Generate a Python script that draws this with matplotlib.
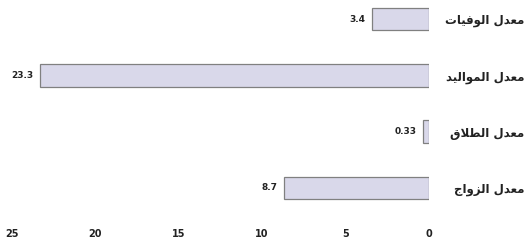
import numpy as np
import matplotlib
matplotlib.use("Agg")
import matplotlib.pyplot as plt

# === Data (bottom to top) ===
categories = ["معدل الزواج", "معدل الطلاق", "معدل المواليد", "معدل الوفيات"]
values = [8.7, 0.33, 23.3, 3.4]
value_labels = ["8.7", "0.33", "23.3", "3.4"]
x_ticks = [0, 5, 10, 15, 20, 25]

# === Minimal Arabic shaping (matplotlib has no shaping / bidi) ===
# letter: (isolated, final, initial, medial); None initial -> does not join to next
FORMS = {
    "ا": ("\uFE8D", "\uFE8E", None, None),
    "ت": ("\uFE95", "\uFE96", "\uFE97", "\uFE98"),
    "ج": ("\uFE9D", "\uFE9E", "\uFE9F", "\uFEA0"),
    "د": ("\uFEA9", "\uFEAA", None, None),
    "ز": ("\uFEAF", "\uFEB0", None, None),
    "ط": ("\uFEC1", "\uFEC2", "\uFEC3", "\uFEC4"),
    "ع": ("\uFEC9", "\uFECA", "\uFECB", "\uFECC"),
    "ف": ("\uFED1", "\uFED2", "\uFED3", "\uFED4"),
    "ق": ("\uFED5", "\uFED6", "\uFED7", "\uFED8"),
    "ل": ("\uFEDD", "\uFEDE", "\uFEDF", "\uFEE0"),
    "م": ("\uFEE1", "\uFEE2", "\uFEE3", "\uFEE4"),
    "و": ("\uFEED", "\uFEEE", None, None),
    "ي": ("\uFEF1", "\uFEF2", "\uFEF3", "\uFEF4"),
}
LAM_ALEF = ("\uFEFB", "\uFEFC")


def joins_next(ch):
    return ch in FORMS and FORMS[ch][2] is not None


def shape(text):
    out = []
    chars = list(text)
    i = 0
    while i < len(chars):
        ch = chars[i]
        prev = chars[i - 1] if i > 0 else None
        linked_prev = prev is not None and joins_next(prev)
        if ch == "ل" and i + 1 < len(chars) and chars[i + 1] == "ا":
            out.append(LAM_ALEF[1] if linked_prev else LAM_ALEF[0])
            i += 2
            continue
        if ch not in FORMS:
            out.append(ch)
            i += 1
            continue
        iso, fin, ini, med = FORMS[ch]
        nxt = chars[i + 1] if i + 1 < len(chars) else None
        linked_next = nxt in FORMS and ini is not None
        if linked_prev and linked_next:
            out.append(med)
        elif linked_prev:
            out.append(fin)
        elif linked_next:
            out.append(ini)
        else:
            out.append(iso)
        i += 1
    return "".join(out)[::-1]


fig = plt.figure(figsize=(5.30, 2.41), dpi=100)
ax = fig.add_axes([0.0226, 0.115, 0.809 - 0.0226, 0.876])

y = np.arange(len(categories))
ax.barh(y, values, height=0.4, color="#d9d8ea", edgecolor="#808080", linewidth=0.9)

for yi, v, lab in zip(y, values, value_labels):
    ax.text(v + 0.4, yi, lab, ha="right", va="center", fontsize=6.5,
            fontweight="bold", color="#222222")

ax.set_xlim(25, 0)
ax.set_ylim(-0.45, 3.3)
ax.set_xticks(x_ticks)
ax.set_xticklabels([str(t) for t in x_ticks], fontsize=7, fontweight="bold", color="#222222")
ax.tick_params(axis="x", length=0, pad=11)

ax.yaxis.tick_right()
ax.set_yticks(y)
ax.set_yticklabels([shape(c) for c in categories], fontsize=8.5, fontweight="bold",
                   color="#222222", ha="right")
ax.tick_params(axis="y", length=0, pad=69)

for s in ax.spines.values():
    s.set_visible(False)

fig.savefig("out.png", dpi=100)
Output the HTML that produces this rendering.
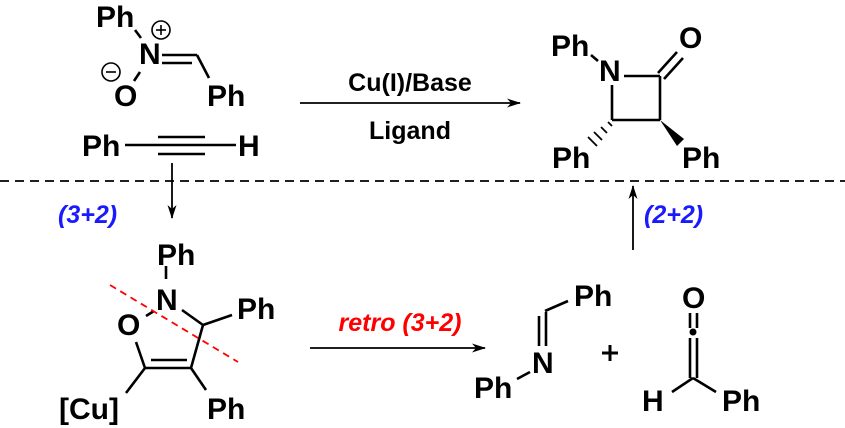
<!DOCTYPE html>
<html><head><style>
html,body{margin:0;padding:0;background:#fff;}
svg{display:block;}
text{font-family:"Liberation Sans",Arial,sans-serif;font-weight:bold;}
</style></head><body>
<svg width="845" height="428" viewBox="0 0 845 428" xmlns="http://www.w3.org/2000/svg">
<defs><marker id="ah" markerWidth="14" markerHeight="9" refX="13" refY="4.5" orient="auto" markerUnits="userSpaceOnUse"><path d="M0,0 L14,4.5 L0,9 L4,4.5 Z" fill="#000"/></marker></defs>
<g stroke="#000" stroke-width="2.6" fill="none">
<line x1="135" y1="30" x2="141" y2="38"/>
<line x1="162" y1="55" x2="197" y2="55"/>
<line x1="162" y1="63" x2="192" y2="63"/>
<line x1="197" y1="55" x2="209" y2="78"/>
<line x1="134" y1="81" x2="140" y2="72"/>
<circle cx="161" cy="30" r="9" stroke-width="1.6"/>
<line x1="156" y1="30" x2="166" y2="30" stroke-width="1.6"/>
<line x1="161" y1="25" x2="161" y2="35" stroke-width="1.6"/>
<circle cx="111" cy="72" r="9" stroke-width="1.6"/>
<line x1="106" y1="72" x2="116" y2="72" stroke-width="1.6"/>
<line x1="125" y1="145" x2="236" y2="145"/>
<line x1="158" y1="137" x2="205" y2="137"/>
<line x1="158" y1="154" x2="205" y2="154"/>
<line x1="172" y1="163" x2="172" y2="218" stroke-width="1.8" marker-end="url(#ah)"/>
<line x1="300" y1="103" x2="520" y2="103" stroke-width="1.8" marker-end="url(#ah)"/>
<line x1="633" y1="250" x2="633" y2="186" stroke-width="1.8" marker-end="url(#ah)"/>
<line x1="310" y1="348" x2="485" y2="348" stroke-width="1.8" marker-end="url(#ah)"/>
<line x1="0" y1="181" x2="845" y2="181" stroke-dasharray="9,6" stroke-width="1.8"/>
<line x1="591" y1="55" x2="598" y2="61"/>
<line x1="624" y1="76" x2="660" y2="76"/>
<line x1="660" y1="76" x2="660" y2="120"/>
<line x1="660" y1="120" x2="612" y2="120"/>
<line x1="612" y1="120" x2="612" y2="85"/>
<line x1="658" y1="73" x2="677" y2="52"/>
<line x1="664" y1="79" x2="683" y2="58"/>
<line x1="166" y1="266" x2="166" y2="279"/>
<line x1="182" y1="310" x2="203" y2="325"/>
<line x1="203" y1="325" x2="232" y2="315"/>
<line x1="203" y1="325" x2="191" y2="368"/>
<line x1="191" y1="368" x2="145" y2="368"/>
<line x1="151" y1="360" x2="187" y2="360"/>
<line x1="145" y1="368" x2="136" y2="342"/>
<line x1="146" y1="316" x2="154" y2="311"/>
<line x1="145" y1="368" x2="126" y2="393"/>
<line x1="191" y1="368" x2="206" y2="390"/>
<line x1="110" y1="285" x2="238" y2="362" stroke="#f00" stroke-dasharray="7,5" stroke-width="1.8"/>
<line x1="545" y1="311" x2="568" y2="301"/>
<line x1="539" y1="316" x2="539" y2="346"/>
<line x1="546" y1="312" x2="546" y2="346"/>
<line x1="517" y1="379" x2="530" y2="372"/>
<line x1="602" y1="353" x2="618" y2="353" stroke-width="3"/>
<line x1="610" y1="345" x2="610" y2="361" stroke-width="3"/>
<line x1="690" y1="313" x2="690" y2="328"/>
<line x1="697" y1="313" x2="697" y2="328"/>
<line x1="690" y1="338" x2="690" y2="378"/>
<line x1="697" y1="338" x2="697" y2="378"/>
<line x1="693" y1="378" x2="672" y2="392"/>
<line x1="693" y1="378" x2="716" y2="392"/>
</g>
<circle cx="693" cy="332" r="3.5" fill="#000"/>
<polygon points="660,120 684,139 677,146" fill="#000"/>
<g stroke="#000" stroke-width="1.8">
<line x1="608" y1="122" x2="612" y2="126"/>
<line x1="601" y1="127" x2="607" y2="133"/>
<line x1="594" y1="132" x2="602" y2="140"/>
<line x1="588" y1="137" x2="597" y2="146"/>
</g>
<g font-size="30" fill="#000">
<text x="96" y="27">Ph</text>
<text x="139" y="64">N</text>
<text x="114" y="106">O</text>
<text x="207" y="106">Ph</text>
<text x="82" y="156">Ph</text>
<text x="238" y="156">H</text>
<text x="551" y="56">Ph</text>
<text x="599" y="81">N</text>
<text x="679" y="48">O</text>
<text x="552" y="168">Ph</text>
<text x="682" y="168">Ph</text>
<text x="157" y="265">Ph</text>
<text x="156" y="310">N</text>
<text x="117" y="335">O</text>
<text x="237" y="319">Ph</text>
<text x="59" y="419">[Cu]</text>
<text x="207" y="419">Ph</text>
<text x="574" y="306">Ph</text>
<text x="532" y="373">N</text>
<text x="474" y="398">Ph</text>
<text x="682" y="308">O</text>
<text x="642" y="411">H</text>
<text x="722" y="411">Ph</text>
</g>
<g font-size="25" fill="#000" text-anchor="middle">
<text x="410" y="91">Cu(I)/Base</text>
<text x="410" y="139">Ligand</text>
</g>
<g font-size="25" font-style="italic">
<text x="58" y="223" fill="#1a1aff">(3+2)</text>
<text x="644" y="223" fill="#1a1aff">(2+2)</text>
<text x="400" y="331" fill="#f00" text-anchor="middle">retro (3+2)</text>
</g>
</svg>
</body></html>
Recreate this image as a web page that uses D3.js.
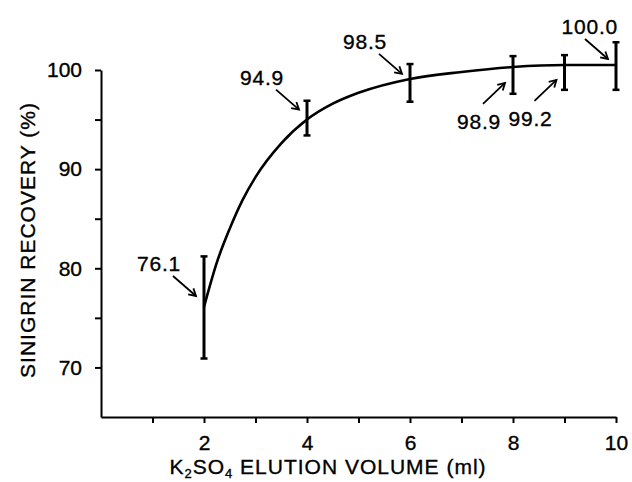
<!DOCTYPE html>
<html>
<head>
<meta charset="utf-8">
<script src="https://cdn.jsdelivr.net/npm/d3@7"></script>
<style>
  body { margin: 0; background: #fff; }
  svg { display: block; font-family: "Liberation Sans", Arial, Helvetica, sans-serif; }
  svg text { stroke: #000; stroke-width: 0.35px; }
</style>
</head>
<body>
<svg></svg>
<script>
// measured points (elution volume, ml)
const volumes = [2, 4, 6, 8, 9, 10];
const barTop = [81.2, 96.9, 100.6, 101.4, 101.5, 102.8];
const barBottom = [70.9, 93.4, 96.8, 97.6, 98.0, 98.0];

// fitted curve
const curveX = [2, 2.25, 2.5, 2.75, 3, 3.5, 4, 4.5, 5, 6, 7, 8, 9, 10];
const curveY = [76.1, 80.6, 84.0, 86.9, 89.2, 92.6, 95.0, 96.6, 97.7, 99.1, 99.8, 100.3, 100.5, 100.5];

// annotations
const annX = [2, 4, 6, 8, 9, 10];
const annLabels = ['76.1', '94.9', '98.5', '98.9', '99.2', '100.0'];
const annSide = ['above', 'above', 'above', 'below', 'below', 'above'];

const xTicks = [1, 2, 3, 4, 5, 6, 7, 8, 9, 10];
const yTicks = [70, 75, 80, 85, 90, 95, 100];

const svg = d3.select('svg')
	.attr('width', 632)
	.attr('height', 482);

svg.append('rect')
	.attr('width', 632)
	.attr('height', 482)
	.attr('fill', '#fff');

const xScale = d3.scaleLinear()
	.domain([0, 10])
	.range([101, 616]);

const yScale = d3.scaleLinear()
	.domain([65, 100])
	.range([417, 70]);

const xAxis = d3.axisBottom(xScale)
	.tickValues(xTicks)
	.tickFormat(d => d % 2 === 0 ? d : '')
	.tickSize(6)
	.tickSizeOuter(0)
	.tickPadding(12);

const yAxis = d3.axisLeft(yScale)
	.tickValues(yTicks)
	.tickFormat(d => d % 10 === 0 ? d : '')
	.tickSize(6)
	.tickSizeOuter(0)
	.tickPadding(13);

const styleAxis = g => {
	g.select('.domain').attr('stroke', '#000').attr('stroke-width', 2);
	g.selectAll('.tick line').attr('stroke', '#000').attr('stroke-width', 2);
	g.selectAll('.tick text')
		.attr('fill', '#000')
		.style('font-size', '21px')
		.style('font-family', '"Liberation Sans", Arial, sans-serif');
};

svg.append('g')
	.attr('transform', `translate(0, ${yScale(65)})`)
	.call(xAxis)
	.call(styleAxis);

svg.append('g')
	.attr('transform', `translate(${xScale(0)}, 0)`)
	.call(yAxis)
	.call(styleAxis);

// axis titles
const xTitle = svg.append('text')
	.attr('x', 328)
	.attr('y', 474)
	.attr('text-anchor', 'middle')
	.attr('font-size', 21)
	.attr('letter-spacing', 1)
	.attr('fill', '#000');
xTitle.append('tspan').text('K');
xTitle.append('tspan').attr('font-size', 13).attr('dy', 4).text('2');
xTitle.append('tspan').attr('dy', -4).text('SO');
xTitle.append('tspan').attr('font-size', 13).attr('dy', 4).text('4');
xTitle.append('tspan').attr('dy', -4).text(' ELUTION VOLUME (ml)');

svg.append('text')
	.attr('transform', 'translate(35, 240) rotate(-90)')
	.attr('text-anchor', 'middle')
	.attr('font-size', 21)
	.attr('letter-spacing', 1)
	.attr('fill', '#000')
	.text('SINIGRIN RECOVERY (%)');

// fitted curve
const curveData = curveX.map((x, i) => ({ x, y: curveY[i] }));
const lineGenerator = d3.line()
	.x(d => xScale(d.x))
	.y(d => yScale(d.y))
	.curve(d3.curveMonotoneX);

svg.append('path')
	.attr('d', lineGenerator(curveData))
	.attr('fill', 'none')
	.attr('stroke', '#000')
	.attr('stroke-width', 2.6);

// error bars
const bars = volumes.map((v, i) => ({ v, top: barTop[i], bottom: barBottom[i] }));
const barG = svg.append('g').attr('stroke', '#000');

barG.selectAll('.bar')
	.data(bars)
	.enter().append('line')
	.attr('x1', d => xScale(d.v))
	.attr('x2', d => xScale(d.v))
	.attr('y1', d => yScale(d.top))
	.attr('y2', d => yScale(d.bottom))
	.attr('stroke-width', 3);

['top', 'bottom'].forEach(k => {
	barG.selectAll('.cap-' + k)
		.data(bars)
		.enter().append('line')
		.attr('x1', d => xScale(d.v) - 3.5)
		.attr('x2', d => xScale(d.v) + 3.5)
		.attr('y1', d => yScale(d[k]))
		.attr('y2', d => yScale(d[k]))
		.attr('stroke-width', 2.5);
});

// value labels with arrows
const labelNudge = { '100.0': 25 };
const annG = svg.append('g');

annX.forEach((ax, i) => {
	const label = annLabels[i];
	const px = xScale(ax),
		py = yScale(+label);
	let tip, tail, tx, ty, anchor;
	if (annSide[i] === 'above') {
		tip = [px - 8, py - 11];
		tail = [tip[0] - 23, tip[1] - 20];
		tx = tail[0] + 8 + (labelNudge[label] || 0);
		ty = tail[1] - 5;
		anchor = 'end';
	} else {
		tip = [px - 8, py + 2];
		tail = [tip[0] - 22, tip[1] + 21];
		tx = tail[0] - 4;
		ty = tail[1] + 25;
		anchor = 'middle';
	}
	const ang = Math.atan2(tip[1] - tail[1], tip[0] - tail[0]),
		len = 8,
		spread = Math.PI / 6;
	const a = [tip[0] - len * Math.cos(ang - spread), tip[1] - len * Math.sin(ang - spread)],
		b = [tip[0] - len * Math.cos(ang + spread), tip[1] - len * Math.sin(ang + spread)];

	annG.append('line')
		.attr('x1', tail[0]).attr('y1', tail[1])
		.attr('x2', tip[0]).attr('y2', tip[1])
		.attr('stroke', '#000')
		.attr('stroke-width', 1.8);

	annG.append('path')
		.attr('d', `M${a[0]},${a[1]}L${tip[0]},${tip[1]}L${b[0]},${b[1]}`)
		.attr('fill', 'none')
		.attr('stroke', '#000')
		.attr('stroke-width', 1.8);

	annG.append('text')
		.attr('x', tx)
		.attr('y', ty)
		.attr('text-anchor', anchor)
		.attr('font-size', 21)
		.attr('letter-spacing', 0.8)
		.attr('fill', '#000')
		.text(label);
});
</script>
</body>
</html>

---

TASK DIRECTIONS →
Without any pictures, reproduce the lines from the first one in the material through the line that has "x_ticks = [0, 5, 10, 15, 20, 25]", exactly as they appear.

EXERCISE RESPONSE →
Generate a Python script that draws this with matplotlib.
import numpy as np
import matplotlib
matplotlib.use("Agg")
import matplotlib.pyplot as plt

# === Data (bottom to top) ===
categories = ["معدل الزواج", "معدل الطلاق", "معدل المواليد", "معدل الوفيات"]
values = [8.7, 0.33, 23.3, 3.4]
value_labels = ["8.7", "0.33", "23.3", "3.4"]
x_ticks = [0, 5, 10, 15, 20, 25]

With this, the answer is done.